Nickerson Gardens is a 1,066-unit public housing apartment complex at 1590 East 114th Street in Watts, Los Angeles, California, United States. Nickerson Gardens is the largest public housing development in Los Angeles.

==Location==
The complex occupies the blocks northeast of the corner of Imperial Highway and Central Avenue, and southwest of 111th St and Compton Avenue. It is on the border of both Watts (a district of South Los Angeles) and the Census Designated Place (CDP) of Willowbrook.

==History==
It was first opened for occupancy in March 1954, although construction was still underway. The original architect was Paul R. Williams. It was named after William Nickerson Jr., the founder and former CEO of Golden State Mutual Life Insurance Company.

In the mid-1970s, Nickerson Gardens was 95% African American; by 2004, the African American population had decreased to 75% and continued to drop.

Nickerson Gardens was occasionally known as the recognized birthplace of the Bounty Hunter Bloods gang. A Los Angeles Times article on November 17, 2007, detailed they were gangs that had patrolled in and around Nickerson Gardens.

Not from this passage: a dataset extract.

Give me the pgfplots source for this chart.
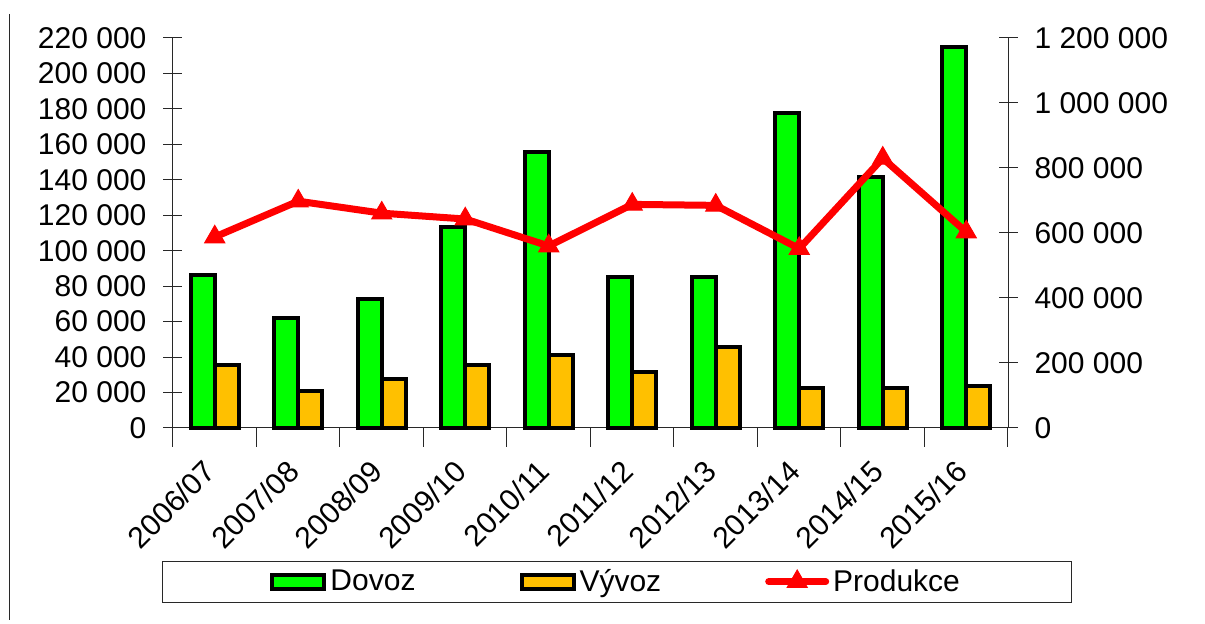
\documentclass[border=0pt]{standalone}
\usepackage{fontspec}
\setmainfont{Liberation Sans}
\usepackage{pgfplots}
\usepackage{pgfplotstable}
\pgfplotsset{compat=1.18}
\definecolor{cgreen}{RGB}{0,255,0}
\definecolor{corange}{RGB}{255,192,0}
\definecolor{cred}{RGB}{255,0,0}
\definecolor{caxis}{RGB}{40,40,40}

\pgfplotsset{
  barlegend/.style={legend image code/.code={\draw[##1] (0pt,-3.5pt) rectangle (26pt,3.5pt);}},
  linelegend/.style={legend image code/.code={\draw[mark repeat=2,mark phase=2,line cap=round,##1] plot coordinates {(0pt,0pt) (14.25pt,0pt) (28.5pt,0pt)};}},
}

\pgfplotstableread{
x dovoz vyvoz produkce
0 86100 35300 587700
1 62200 20900 697900
2 72500 27800 661000
3 113600 35300 643000
4 155900 41000 560000
5 85200 31600 688000
6 85200 45700 685000
7 177500 22300 552000
8 141800 22700 830000
9 215100 23700 603000
}\datatable

\begin{document}
\begin{tikzpicture}[font=\fontsize{15}{18}\selectfont]
\useasboundingbox (-86.5pt,-98pt) rectangle (516pt,214pt);
\draw[line width=0.6pt, caxis] (-81.85pt,207pt) -- (-81.85pt,-96pt);
\begin{axis}[
  at={(0pt,0pt)}, anchor=south west,
  scale only axis, width=417.5pt, height=195pt,
  xmin=-0.5, xmax=9.5, ymin=0, ymax=220000,
  axis x line=bottom, axis y line=left,
  axis line style={-, line width=0.5pt, caxis},
  xtick={0,...,9},
  xticklabels={2006/07,2007/08,2008/09,2009/10,2010/11,2011/12,2012/13,2013/14,2014/15,2015/16},
  minor xtick={-0.5,0.5,...,9.5},
  major x tick style={draw=none},
  ytick={0,20000,...,220000},
  tick align=center, major tick length=9.5pt, minor tick length=9.5pt,
  tick style={line width=0.5pt, caxis},
  scaled y ticks=false,
  /pgf/number format/.cd, fixed, precision=0, 1000 sep={\ }, assume math mode=true,
  /pgfplots/.cd,
  tick label style={font=\fontsize{15}{18}\selectfont},
  yticklabel style={xshift=-5pt},
  xticklabel style={xshift=0pt, yshift=-7pt, rotate=45, anchor=east},
  ybar=0pt, bar width=12pt,
  clip=false,
]
\addplot[fill=cgreen, draw=black, line width=2pt] table[x=x,y=dovoz]{\datatable};
\addplot[fill=corange, draw=black, line width=2pt] table[x=x,y=vyvoz]{\datatable};
\end{axis}
\begin{axis}[
  at={(0pt,0pt)}, anchor=south west,
  scale only axis, width=417.5pt, height=195pt,
  xmin=-0.5, xmax=9.5, ymin=0, ymax=1200000,
  axis y line=right, axis x line=none,
  axis line style={-, line width=0.5pt, caxis},
  ytick={0,200000,...,1200000},
  tick align=center, major tick length=9.5pt,
  tick style={line width=0.5pt, caxis},
  scaled y ticks=false,
  /pgf/number format/.cd, fixed, precision=0, 1000 sep={\ }, assume math mode=true,
  /pgfplots/.cd,
  tick label style={font=\fontsize{15}{18}\selectfont},
  yticklabel style={xshift=5pt},
  clip=false,
  legend columns=3,
  legend style={at={(0.532,-0.340)}, anchor=north, draw=caxis, line width=0.5pt,
    inner xsep=54pt, inner ysep=2pt, font=\fontsize{15}{18}\selectfont,
    /tikz/every even column/.append style={column sep=50pt}},
]
\addlegendimage{barlegend, fill=cgreen, draw=black, line width=2pt}
\addlegendentry{Dovoz}
\addlegendimage{barlegend, fill=corange, draw=black, line width=2pt}
\addlegendentry{Vývoz}
\addplot[linelegend, color=cred, line width=3.5pt, mark=triangle*, mark size=5.8pt, mark options={solid, line width=0.5pt}] table[x=x,y=produkce]{\datatable};
\addlegendentry{Produkce}
\end{axis}
\end{tikzpicture}
\end{document}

In 2023, Nickerson Gardens received a new playground, featuring a gym, a carousel, misting poles and canopies for evaporative cooling, climbing nets, slides, and swings. The bassist of the Red Hot Chili Peppers, Flea, arranged funding for the park, while NBBJ and ESI Design did designwork for the park free of charge. The Watts Gang Task Force spoke at the unveiling, highlighting the park as a measure against gang activity.

==Operation==
The complex is owned and managed by the Housing Authority of the City of Los Angeles. Nickerson Gardens consists of 156 buildings with townhouse style units made up of single bedroom units.

==Education==
Nickerson Gardens is assigned to the following Los Angeles Unified School District schools:

- 112th Street Elementary School
- Lovelia P. Flournoy Elementary School
- Markham Middle School
- Jordan High School

==In popular culture==
Nickerson Gardens has been referenced in many of rapper Kendrick Lamar's songs such as "DUCKWORTH.", "wacced out murals" and "Not Like Us". However, he was not raised in Nickerson. He and his colleagues at Top Dawg Entertainment have held a Christmas Toy Drive every December at Nickerson Gardens since 2014.
TDE founder Anthony "Top Dawg" Tiffith and their flagship artist Jay Rock (Johnny McKinzie, Jr.) were both born and raised in Nickerson Gardens.